I am more and more coming to view the standards wars in building systems as motivated by little more than rent seeking. The poor adherence to interoperability, never challenged by the trade associations and committees that make the standards, including BACnet, LON, and soon oBIX, are accepted because rent seeking is the only way these organizations compete.
Rent seeking imposes costs on the participants that they often do not recognize. Most economic activities increase the overall wealth of society. In markets that are driven by rent seeking, competition to attain the dominant position becomes more important than creating value. Market participants are spending resources, in both the controls world and in the regulated utilities, more to keep others away than to innovate.
Society clearly is better off if asset creation is the norm. Any healthy market will have a balance between rent seeking and asset creation. Some rent seeking is necessary to drive innovation, as rent seeking may allow the inventor to cash out and do something else. When a market is regulated and has significant barriers to entry, rent seeking predominates. On the largest scale, the society in which rent seeking predominates becomes poorer over time. Society’s assets are expended on quarrels over who gets what — while no new assets are created.
Among the most impoverished are the organizations that commit to rent seeking. Because rent seeking works, it becomes the focus of the organization. This corrupts all decision making processes in the corporation, and creates an aversion to innovations that may change the terms of the rent. A technology company that fails to innovate, that refuses to eat its young, is dooming itself to a slow and cash-starved decline.

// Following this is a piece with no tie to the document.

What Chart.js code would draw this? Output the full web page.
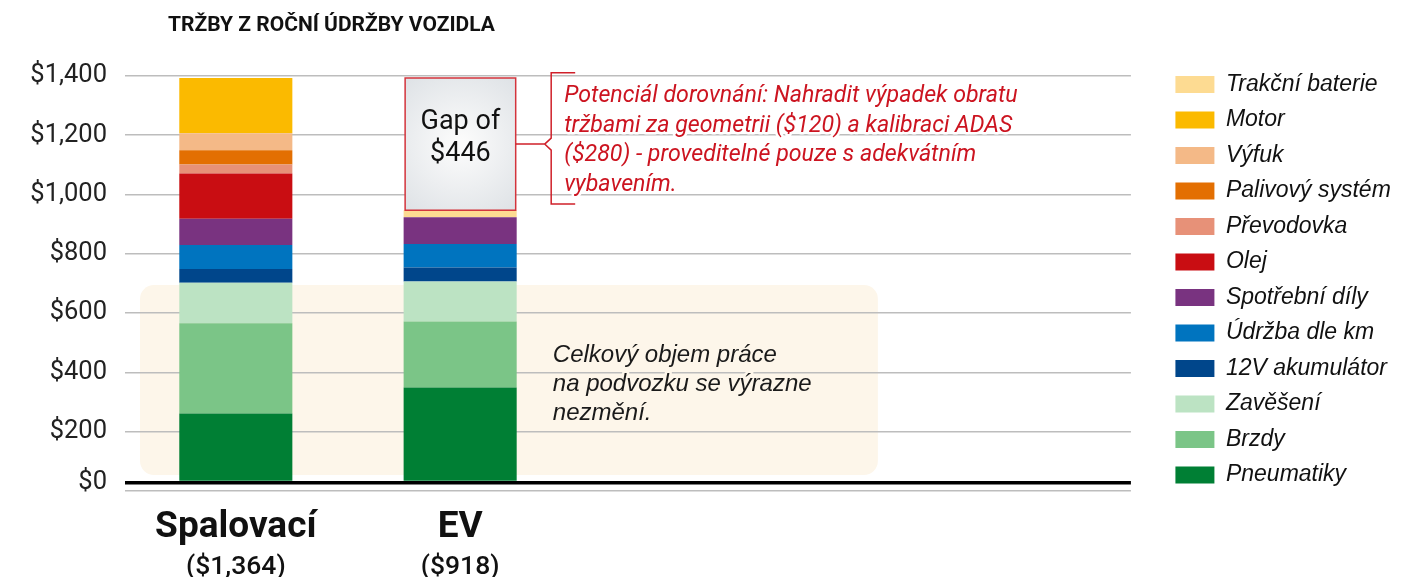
<!DOCTYPE html>
<html><head><meta charset="utf-8">
<script src="https://cdn.jsdelivr.net/npm/chart.js@4/dist/chart.umd.min.js"></script>
<style>html,body{margin:0;padding:0;background:#fff;}#wrap{width:1418px;height:577px;position:relative;}</style>
</head><body><div id="wrap"><canvas id="c" width="1418" height="577"></canvas></div>
<script>
// ---------- DATA ----------
const categories = ['Spalovací', 'EV'];
const seriesNames = ['Pneumatiky', 'Brzdy', 'Zavěšení', '12V akumulátor', 'Údržba dle km', 'Spotřební díly', 'Olej', 'Převodovka', 'Palivový systém', 'Výfuk', 'Motor', 'Trakční baterie'];
const pneumatiky     = [232, 320];
const brzdy          = [305, 223];
const zaveseni       = [136, 135];
const akumulator12V  = [47, 47];
const udrzbaKm       = [81, 79];
const spotrebniDily  = [88, 90];
const olej           = [153, 0];
const prevodovka     = [30, 0];
const palivovySystem = [48, 0];
const vyfuk          = [58, 0];
const motor          = [186, 0];
const trakcniBaterie = [0, 24];
const yTickValues = [0, 200, 400, 600, 800, 1000, 1200, 1400];
const yTickLabels = ['$0', '$200', '$400', '$600', '$800', '$1,000', '$1,200', '$1,400'];
const seriesColors = ['#007f34', '#7bc587', '#bce3c3', '#00468b', '#0074bf', '#793380', '#c90d12', '#e79178', '#e36f02', '#f4b987', '#fbba00', '#fddb92'];
const titleText = 'TRŽBY Z ROČNÍ ÚDRŽBY VOZIDLA';
const noteRed = ['Potenciál dorovnání: Nahradit výpadek obratu', 'tržbami za geometrii ($120) a kalibraci ADAS', '($280) - proveditelné pouze s adekvátním', 'vybavením.'];
const noteDark = ['Celkový objem práce', 'na podvozku se výrazne', 'nezmění.'];

const seriesData = [pneumatiky, brzdy, zaveseni, akumulator12V, udrzbaKm, spotrebniDily, olej, prevodovka, palivovySystem, vyfuk, motor, trakcniBaterie];
const totals = categories.map((_, i) => seriesData.reduce((s, arr) => s + arr[i], 0));

// ---------- LAYOUT CONSTANTS ----------
const GRID_SHIFT = 29;
const yTicksSpec = [{value: -GRID_SHIFT, label: ''}, {value: 0, label: yTickLabels[0]}]
  .concat(yTickValues.slice(1).map((v, i) => ({value: v - GRID_SHIFT, label: yTickLabels[i + 1]})));
const creamBox = {x0: -0.427, x1: 2.862, yTop: 666, yBottom: 25};

Chart.defaults.font.family = 'Roboto';

const fmt = n => '$' + n.toLocaleString('en-US');

const annot = {
  id: 'annot',
  beforeDraw(chart) {
    const {ctx, scales: {x, y}} = chart;
    const x0 = x.getPixelForValue(creamBox.x0), x1 = x.getPixelForValue(creamBox.x1);
    const y0 = y.getPixelForValue(creamBox.yTop), y1 = y.getPixelForValue(creamBox.yBottom);
    ctx.save();
    ctx.fillStyle = '#fdf6ea';
    ctx.beginPath();
    ctx.roundRect(x0, y0, x1 - x0, y1 - y0, 14);
    ctx.fill();
    ctx.restore();
  },
  afterDatasetsDraw(chart) {
    const {ctx, scales: {x, y}} = chart;
    const bar = chart.getDatasetMeta(0).data[1];
    const bl = bar.x - bar.width / 2 + 1.5, br = bar.x + bar.width / 2 - 1;
    const yTop = y.getPixelForValue(totals[0]), yBot = y.getPixelForValue(totals[1]);
    ctx.save();
    // gap box
    const cx = (bl + br) / 2, cy = (yTop + yBot) / 2;
    const g = ctx.createRadialGradient(cx, cy, 5, cx, cy, (br - bl) * 0.8);
    g.addColorStop(0, '#fbfbfb');
    g.addColorStop(1, '#dde1e5');
    ctx.fillStyle = g;
    ctx.fillRect(bl, yTop, br - bl, yBot - yTop);
    ctx.strokeStyle = '#d3343c';
    ctx.lineWidth = 1.5;
    ctx.strokeRect(bl, yTop, br - bl, yBot - yTop);
    ctx.fillStyle = '#111';
    ctx.font = '27px Roboto';
    ctx.textAlign = 'center';
    ctx.textBaseline = 'middle';
    ctx.fillText('Gap of', cx, yTop + 44);
    ctx.fillText(fmt(totals[0] - totals[1]), cx, yTop + 76);
    // connector + bracket
    const bx = br + 35.5;
    const bTop = y.getPixelForValue(1382), bBot = y.getPixelForValue(939);
    ctx.strokeStyle = '#d0202a';
    ctx.lineWidth = 1.5;
    ctx.beginPath();
    ctx.moveTo(br, cy); ctx.lineTo(bx - 6.5, cy);
    ctx.moveTo(bx + 24, bTop); ctx.lineTo(bx, bTop); ctx.lineTo(bx, cy - 6); ctx.lineTo(bx - 6.5, cy);
    ctx.lineTo(bx, cy + 6); ctx.lineTo(bx, bBot); ctx.lineTo(bx + 24, bBot);
    ctx.stroke();
    // red note
    ctx.font = 'italic 23.2px Roboto';
    ctx.textAlign = 'left';
    ctx.lineJoin = 'round';
    const ry0 = y.getPixelForValue(1301);
    noteRed.forEach((t, i) => {
      ctx.strokeStyle = '#fff'; ctx.lineWidth = 5;
      ctx.strokeText(t, bx + 13, ry0 + i * 29.5);
    });
    ctx.fillStyle = '#cc1420';
    noteRed.forEach((t, i) => ctx.fillText(t, bx + 13, ry0 + i * 29.5));
    // dark note
    ctx.font = 'italic 24px "Liberation Sans"';
    const dy0 = y.getPixelForValue(430);
    const dx = x.getPixelForValue(1.413);
    noteDark.forEach((t, i) => {
      ctx.strokeStyle = '#fdf6ea'; ctx.lineWidth = 5;
      ctx.strokeText(t, dx, dy0 + i * 29);
    });
    ctx.fillStyle = '#1a1a1a';
    noteDark.forEach((t, i) => ctx.fillText(t, dx, dy0 + i * 29));
    ctx.restore();
  },
  afterDraw(chart) {
    const {ctx, scales: {x}} = chart;
    ctx.save();
    ctx.fillStyle = '#111';
    ctx.font = 'bold 21px Roboto';
    ctx.textBaseline = 'middle';
    ctx.textAlign = 'left';
    ctx.fillText(titleText, 168, 26);
    ctx.font = '500 26.5px Roboto';
    ctx.textAlign = 'center';
    categories.forEach((c, i) => ctx.fillText('(' + fmt(totals[i]) + ')', x.getPixelForValue(i), 567));
    ctx.restore();
  }
};

new Chart(document.getElementById('c'), {
  type: 'bar',
  data: {
    labels: categories.map((_, i) => i),
    datasets: seriesData.map((d, i) => ({
      label: seriesNames[i], data: d, backgroundColor: seriesColors[i], borderWidth: 0,
      categoryPercentage: 1, barPercentage: 0.504
    }))
  },
  options: {
    responsive: false,
    animation: false,
    devicePixelRatio: 1,
    layout: {padding: {top: 60.5, right: 22.5, bottom: 0, left: 0}},
    plugins: {
      legend: {
        position: 'right', align: 'start', reverse: true,
        labels: {boxWidth: 39, boxHeight: 17, padding: 12.5, color: '#111',
          font: {family: '"Liberation Sans"', size: 23, style: 'italic'}}
      },
      tooltip: {enabled: false},
      title: {display: false}
    },
    scales: {
      x: {
        type: 'linear', stacked: true, min: -0.494, max: 3.99, offset: false,
        grid: {display: false, drawTicks: false}, border: {display: false},
        afterBuildTicks: s => { s.ticks = categories.map((_, i) => ({value: i})); },
        afterFit: s => { s.height = 86; },
        ticks: {autoSkip: false, maxRotation: 0, padding: 15, color: '#111',
          font: {family: 'Roboto', size: 37, weight: 'bold'},
          callback: v => categories[v] ?? ''}
      },
      y: {
        stacked: true, min: -GRID_SHIFT, max: 1423,
        border: {display: false},
        afterBuildTicks: s => { s.ticks = yTicksSpec.map(t => ({value: t.value})); },
        afterFit: s => { s.width = 125; },
        grid: {drawTicks: false,
          color: c => c.tick && c.tick.value === 0 ? '#000' : '#bdbdbd',
          lineWidth: c => c.tick && c.tick.value === 0 ? 3.5 : 1.5},
        ticks: {padding: 18, color: '#222', font: {family: 'Roboto', size: 25.5},
          callback: (v, i) => yTicksSpec[i] ? yTicksSpec[i].label : ''}
      },
      gap: {
        type: 'linear', position: 'right', display: true,
        grid: {display: false}, border: {display: false}, ticks: {display: false},
        afterFit: s => { s.width = 32; }
      }
    }
  },
  plugins: [annot]
});
</script></body></html>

Walking around the floor of AHR in New York, I saw innovation coming from Asian companies breaking into the North American market. I saw self-tuning systems more akin to the car controls that automatically adjust suspension and carburetion based on how I drive than they did to old-line DDC systems offered by the large market players. In the booths of the old-line players, people talked to me of market and reliable partners, rather than of value and innovation, and of interoperability.
This is an oft-told tale in technology. For example, rent seeking so consumed IBM in the 1980s that they lost dominant control of the entire computer industry. IBM made OS/2 v1 16 bit to preserve the “no one gets fired for buying IBM” mantra that was their source of rent – and so lost the operating system market. They sold long-term depreciation of 286-based PS/2s, and in doing so, forgot to sell value rather than cost.
Power companies have also fallen under the siren-song of rent seeking and preservation, corrupted by the public utilities commissions. Politicians often like creating rents, because they encourage contributions from the rent seekers. There are few if any markets more regulated and limited than the power industry. Market extension by the utilities, into conservation and building operations, merely extends the rent seeking. The occasional sop to public sensibilities, such as subsidizing light bulbs at the local hardware chain, cover up the lack of quality, and of investment in innovation.
There are two ways to increase your wealth. You can create new value that people want, or you can by gain control over assets that already exist. Both strategies are rational for the individual to pursue. When wrestling over existing assets predominates in a market, resources are consumed in the fight, but no new assets are created, where assets could be new processes, or new goods, or new amenities.
The future of innovation in the world of capital assets, whether home or office or utility, is going to be based upon new interactions between, not within systems. These will require agile integrations between systems and partners. All of the domain skills that have existed to date within each system will still be required; these agile integration will eventually increase the pressure on performance.
Those who expect their partners to learn the uninteresting details of, say, loop tuning their systems merely to be able to integrate higher functions, will be poor partners. Building system details are only interesting to domain experts, and not at all to building owners. As poor partners they will sell to their declining base. Those who embrace higher order informational interoperability, whose systems are able to share in agile integrations, will find new markets for what they do best.
The market for systems offering informational interoperability is immense. In just one facet, utility companies face 800 billion dollars in capital investments in distribution infrastructure alone if we do not choose new integration models. The 2025 mandate in EPACT 2007 can only be achieved by driving agile integrations of products from multiple disciplines into 60% of the homes and office in North America. There is a huge market in enabling the utilities to avoid this cost. This market and others will be won by those embracing integration approaches that do not require the grid operators to understand BACnet or LON. These integrations will based upon economic signals, rather than control signals, interfacing to services, not processes.
Controls companies can choose to fight over bones, or pay real honest attention to informational interoperability in standards. I know who reads my blog, and who contacts me. Status quo is not a real option in a flat world.